Crucially, an individual can still be refused entry to the UK on this suitability ground under Part 9 of the Immigration Rules without a criminal conviction.
The Guidance also provides a non-exhaustive list of examples when a person's presence may be non-conducive to the public good.
Threat to national security:
Refusals or cancellations of entry clearance or permission due to national security concerns will typically involve terrorist activities. These include acts or threats which aim to advance a religious, political or ideological idea, whilst influencing or intimidating.
Extremism and unacceptable behaviour:
In line with the government's Counter-Extremism Strategy, extremism is another ground of refusal or cancellation under Part 9 of the Immigration Rules. Extremist and unacceptable behaviour is understood as encompassing a wide variety of activities.
The Guidance sets out that such views may:
- incite, justify or glorify terrorist violence in furtherance of particular beliefs
- seek to provoke others to terrorist acts
- foment other serious criminal activity or seek to provoke others to serious criminal acts
- foster hatred which might lead to inter-community violence in the UK
If subsequently an individual has not re-engaged in the behaviour or retracted views, this must be considered when considering making any refusal decision concerning suitability.
Refusal due to association:
If an individual may be, or has been, associated with persons involved in terrorism, extremism or war crimes, this may also constitute a ground for refusal.
Family associations are given special consideration when finding a person's presence non conducive to the public good. For example, family ties to war criminals are not taken into consideration for refusal decisions concerning minors.
Refusal as admission could unfavourably affect foreign policy conduct:
In order to make a refusal decision under Part 9 of the Immigration Rules on this ground, the Home Office delegates to the Foreign, Commonwealth and Development Office to seek specific guidance.

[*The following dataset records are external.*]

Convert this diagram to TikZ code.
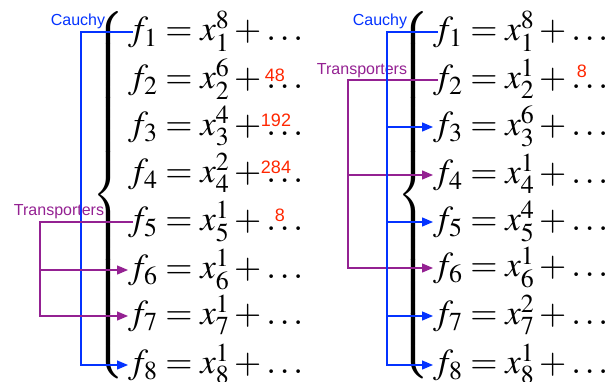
\documentclass[tikz,border=0pt]{standalone}
\usepackage{mathptmx}
\usepackage[no-math]{fontspec}
\newfontfamily\hv{Liberation Sans}
\usetikzlibrary{arrows.meta}
\definecolor{cblue}{RGB}{4,51,255}
\definecolor{cpurple}{RGB}{148,33,146}
\definecolor{cred}{RGB}{255,38,0}
\tikzset{
  eq/.style={anchor=west,inner sep=0pt,font=\fontsize{35}{40}\selectfont},
  lbl/.style={inner sep=0pt,font=\hv\fontsize{16}{18}\selectfont},
  num/.style={inner sep=0pt,text=cred,font=\hv\fontsize{18}{20}\selectfont},
  cau/.style={draw=cblue,line width=1.3pt},
  tra/.style={draw=cpurple,line width=1.3pt},
  tip/.style={-{Triangle[length=11pt,width=9pt]}},
  bracebox/.style={inner sep=0pt,font=\fontsize{36}{40}\selectfont}
}
\newcommand{\bigbrace}{$\delimitershortfall=0pt\left\{\vcenter{\hbox{\rule{0pt}{360pt}}}\right.$}
% equation whose box is centred on the math axis
\newcommand{\eqn}[1]{$\vcenter{\hbox{\rule{0pt}{80pt}}}#1$}
\begin{document}
\begin{tikzpicture}[x=1pt,y=-1pt]
\useasboundingbox (0,0) rectangle (611,381);
% ---------- left panel ----------
\node[bracebox] (bL) at (109,195) {\bigbrace};
\node[eq] (a1) at (128,32)  {\eqn{f_1=x_1^8+\ldots}};
\node[eq] (a2) at (128,80)  {\eqn{f_2=x_2^6+\ldots}};
\node[eq] (a3) at (128,127) {\eqn{f_3=x_3^4+\ldots}};
\node[eq] (a4) at (128,174) {\eqn{f_4=x_4^2+\ldots}};
\node[eq] (a5) at (128,222) {\eqn{f_5=x_5^1+\ldots}};
\node[eq] (a6) at (128,270) {\eqn{f_6=x_6^1+\ldots}};
\node[eq] (a7) at (128,316) {\eqn{f_7=x_7^1+\ldots}};
\node[eq] (a8) at (128,365) {\eqn{f_8=x_8^1+\ldots}};
\node[num] (n2) at (275,75)  {48};
\node[num] (n3) at (276,120) {192};
\node[num] (n4) at (276,167) {284};
\node[num] (n5) at (280,215) {8};
\node[lbl,text=cblue] (cL) at (78,21) {Cauchy};
\node[lbl,text=cpurple] (tL) at (59,212) {Transporters};
\coordinate (cxL) at (81,0);
\coordinate (txL) at (40,0);
\draw[cau,tip] ([xshift=5pt]a1.west) -- (a1.west -| cxL) |- (a8.west);
\draw[tra,tip] ([xshift=5pt]a5.west) -- (a5.west -| txL) |- (a7.west);
\draw[tra,tip] (a6.west -| txL) -- (a6.west);
% ---------- right panel ----------
\node[bracebox] (bR) at (414,195) {\bigbrace};
\node[eq] (b1) at (433,32)  {\eqn{f_1=x_1^8+\ldots}};
\node[eq] (b2) at (433,80)  {\eqn{f_2=x_2^1+\ldots}};
\node[eq] (b3) at (433,127) {\eqn{f_3=x_3^6+\ldots}};
\node[eq] (b4) at (433,175) {\eqn{f_4=x_4^1+\ldots}};
\node[eq] (b5) at (433,222) {\eqn{f_5=x_5^4+\ldots}};
\node[eq] (b6) at (433,268) {\eqn{f_6=x_6^1+\ldots}};
\node[eq] (b7) at (433,316) {\eqn{f_7=x_7^2+\ldots}};
\node[eq] (b8) at (433,365) {\eqn{f_8=x_8^1+\ldots}};
\node[num] (m2) at (582,71) {8};
\node[lbl,text=cblue] (cR) at (380,21) {Cauchy};
\node[lbl,text=cpurple] (tR) at (362,71) {Transporters};
\coordinate (cxR) at (387,0);
\coordinate (txR) at (348,0);
\draw[tra,tip] ([xshift=5pt]b2.west) -- (b2.west -| txR) |- (b6.west);
\draw[tra,tip] (b4.west -| txR) -- (b4.west);
\draw[cau,tip] ([xshift=5pt]b1.west) -- (b1.west -| cxR) |- (b8.west);
\draw[cau,tip] (b3.west -| cxR) -- (b3.west);
\draw[cau,tip] (b5.west -| cxR) -- (b5.west);
\draw[cau,tip] (b7.west -| cxR) -- (b7.west);
\end{tikzpicture}
\end{document}
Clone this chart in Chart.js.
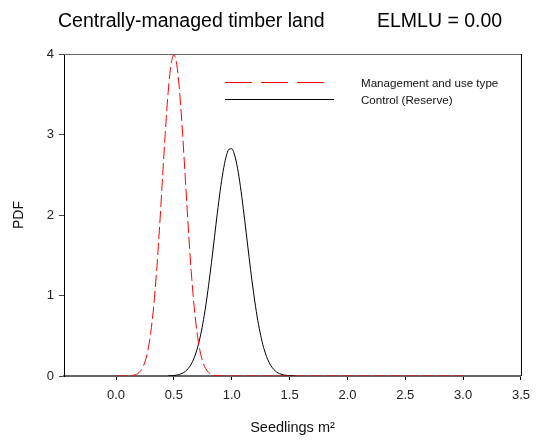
<!DOCTYPE html>
<html>
<head>
<meta charset="utf-8">
<script src="https://cdn.jsdelivr.net/npm/chart.js@4"></script>
<style>
  html, body { margin: 0; padding: 0; background: #fff; }
</style>
</head>
<body>
<canvas id="chart" width="538" height="444"></canvas>
<script>
const FONT = '"Liberation Sans", Arial, Helvetica, sans-serif';

const titleLeft = 'Centrally-managed timber land';
const titleRight = 'ELMLU = 0.00';

// Management and use type (dashed red)
const mgmtX = [0, 0.025, 0.05, 0.075, 0.1, 0.125, 0.15, 0.175, 0.2, 0.225, 0.25, 0.275, 0.3, 0.325, 0.35, 0.375,
  0.4, 0.425, 0.45, 0.475, 0.5, 0.525, 0.55, 0.575, 0.6, 0.625, 0.65, 0.675, 0.7, 0.725, 0.75, 0.775,
  0.8, 0.825, 0.85, 0.875, 0.9, 0.925, 0.95, 0.975, 1.0, 1.5, 2.0, 2.5, 3.0];
const mgmtY = [0, 0, 0, 0, 0.001, 0.004, 0.009, 0.020, 0.044, 0.091, 0.175, 0.317, 0.540, 0.863, 1.295, 1.826,
  2.420, 3.011, 3.520, 3.866, 3.989, 3.866, 3.520, 3.011, 2.420, 1.826, 1.295, 0.863, 0.540, 0.317, 0.175, 0.091,
  0.044, 0.020, 0.009, 0.004, 0.001, 0, 0, 0, 0, 0, 0, 0, 0];

// Control (Reserve) (solid black)
const ctrlX = [0.45, 0.475, 0.5, 0.525, 0.55, 0.575, 0.6, 0.625, 0.65, 0.675, 0.7, 0.725, 0.75, 0.775, 0.8,
  0.825, 0.85, 0.875, 0.9, 0.925, 0.95, 0.975, 1.0, 1.025, 1.05, 1.075, 1.1, 1.125, 1.15, 1.175, 1.2,
  1.225, 1.25, 1.275, 1.3, 1.325, 1.35, 1.375, 1.4, 1.425, 1.45, 1.475, 1.5, 1.525, 1.55];
const ctrlY = [0.002, 0.003, 0.006, 0.011, 0.020, 0.035, 0.058, 0.095, 0.148, 0.225, 0.331, 0.472, 0.651, 0.870, 1.127,
  1.413, 1.716, 2.020, 2.302, 2.541, 2.717, 2.814, 2.823, 2.743, 2.582, 2.354, 2.078, 1.778, 1.473, 1.182, 0.919,
  0.692, 0.505, 0.356, 0.244, 0.162, 0.104, 0.065, 0.039, 0.023, 0.013, 0.007, 0.004, 0.002, 0.001];

const xTicks = [0.0, 0.5, 1.0, 1.5, 2.0, 2.5, 3.0, 3.5];
const yTicks = [0, 1, 2, 3, 4];

const toPoints = (xs, ys) => xs.map((x, i) => ({ x: x, y: ys[i] }));

// heading, legend and the top/right frame edges
const decor = {
  id: 'decor',
  afterDatasetsDraw(chart) {
    const { ctx, chartArea: a } = chart;
    ctx.save();
    ctx.lineWidth = 1;
    ctx.strokeStyle = '#666';
    ctx.beginPath();
    ctx.moveTo(a.left, a.top + 0.5);
    ctx.lineTo(a.right + 1, a.top + 0.5);
    ctx.stroke();
    ctx.strokeStyle = '#000';
    ctx.beginPath();
    ctx.moveTo(a.right + 0.5, a.top);
    ctx.lineTo(a.right + 0.5, a.bottom);
    ctx.stroke();

    ctx.fillStyle = '#000';
    ctx.textBaseline = 'alphabetic';
    ctx.font = '19.5px ' + FONT;
    ctx.fillText(titleLeft, 58, 26.5);
    ctx.fillText(titleRight, 377, 26.5);

    ctx.font = '11.6px ' + FONT;
    ctx.fillStyle = '#111';
    chart.data.datasets.forEach((ds, i) => {
      const y = 82.5 + i * 17;
      ctx.strokeStyle = ds.borderColor;
      ctx.lineWidth = 1;
      ctx.setLineDash(ds.legendDash);
      ctx.beginPath();
      ctx.moveTo(225, y);
      ctx.lineTo(225 + ds.legendLen, y);
      ctx.stroke();
      ctx.setLineDash([]);
      ctx.fillText(ds.label, 361, y + 4);
    });
    ctx.restore();
  }
};

new Chart(document.getElementById('chart'), {
  type: 'scatter',
  data: {
    datasets: [
      {
        label: 'Management and use type',
        data: toPoints(mgmtX, mgmtY),
        showLine: true,
        borderColor: '#ff0000',
        borderWidth: 1,
        borderDash: [12, 4],
        legendDash: [27, 9],
        legendLen: 99,
        pointRadius: 0,
        cubicInterpolationMode: 'monotone'
      },
      {
        label: 'Control (Reserve)',
        data: toPoints(ctrlX, ctrlY),
        showLine: true,
        borderColor: '#000000',
        borderWidth: 1,
        legendDash: [],
        legendLen: 109,
        pointRadius: 0,
        cubicInterpolationMode: 'monotone'
      }
    ]
  },
  options: {
    responsive: false,
    animation: false,
    devicePixelRatio: 1,
    layout: { padding: { top: 54, right: 13, left: 0, bottom: 0 } },
    plugins: {
      legend: { display: false },
      tooltip: { enabled: false }
    },
    scales: {
      x: {
        type: 'linear',
        min: -0.45,
        max: 3.5,
        afterFit: (s) => { s.height = 68; },
        afterBuildTicks: (s) => { s.ticks = xTicks.map(v => ({ value: v })); },
        border: { display: true, color: '#666', width: 2 },
        grid: { display: true, drawOnChartArea: false, drawTicks: true, tickLength: 4, tickColor: '#000' },
        ticks: {
          padding: 8,
          color: '#222',
          font: { family: FONT, size: 13 },
          maxRotation: 0,
          callback: (v) => Number(v).toFixed(1)
        },
        title: {
          display: true,
          text: 'Seedlings m²',
          color: '#111',
          font: { family: FONT, size: 14.5 },
          padding: { top: 0, bottom: 7 }
        }
      },
      y: {
        type: 'linear',
        min: 0,
        max: 4,
        afterFit: (s) => { s.width = 64; },
        afterBuildTicks: (s) => { s.ticks = yTicks.map(v => ({ value: v })); },
        border: { display: true, color: '#000', width: 1 },
        grid: { display: true, drawOnChartArea: false, drawTicks: true, tickLength: 5, tickColor: '#444' },
        ticks: {
          padding: 5,
          color: '#222',
          font: { family: FONT, size: 13 },
          callback: (v) => String(v)
        },
        title: {
          display: true,
          text: 'PDF',
          color: '#111',
          font: { family: FONT, size: 14 },
          padding: { top: 11, bottom: 0 }
        }
      }
    }
  },
  plugins: [decor]
});
</script>
</body>
</html>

War crimes, crimes against humanity and genocide
Schedule 8 of the International Criminal Court Act 2001 fully defines war crimes, crimes against humanity and genocide.
Non-conducive to public good decision making relies heavily on the evidence and information available to establish a link between the individual and such activities. It also closely considers the sources of such information.
The Guidance sets out that in assessing the evidence available, the following must be considered:
- an admission or allegation of involvement in such crimes
- an admission or allegation of involvement in groups known to have committed such crimes
- the length of time since the individual's involvement in the war crime and any evidence that the individual has rehabilitated
- if not directly involved did the person support the commission of those crimes, or support groups whose main purpose or mode of operation consists of the committing of such crimes, even if that support did not make any direct contribution to the groups' war crimes, crimes against humanity or genocide
International travel bans:
Section 8B of the Immigration Act 1971 sets out that an individual subject to a travel ban imposed by the UN Security Council, the EU, or the UK under Sanctions and Anti-Money Laundering Act 2018, must be refused entry clearance or entry to the UK and any permission held must also be cancelled if the individual is in the UK.
Examples of immigration offending, as set out in the Guidance, include human trafficking and facilitation. If there is reliable evidence for such offending, the application must be refused or cancelled under Part 9 of the Immigration Rules.
Inciting public disorder:
This applies if a person intends to engage or has engaged in behaviour resulting, or likely to result in, public disorder. Such behaviour does not need to be politically motivated but may involve rioting or affray, for example.
Involvement with criminals and gangs:
The evidence is used to ascertain the degree of proximity
between the individual and a criminal, not just the mere fact that
they know one another. The known impact of their activities, the
conduct of the individual and the criminal are also taken into
Proceeds of crime:
Whilst an individual does not need to have action taken under Proceeds of Crime Act 2002, refusal or cancellation may still occur, especially if the corruption is considered high-level, for example, if the individual received a state sanction.
Specific provisions at the border and for leave under EUSS
The power to cancel permission at the border is set out under paragraph 2A of Schedule 2 of the Immigration Act 1971.
The Guidance contains specific provisions for individuals granted leave under the EU Settlement Scheme or acquired by virtue of arriving with an EUSS Family Permit. The powers granted under Paragraph A3.1(b) of Annex 3 to Appendix EU to the Immigration Rules enable cancellation of these types of leave also.
The content of this article is intended to provide a general guide to the subject matter. Specialist advice should be sought about your specific circumstances.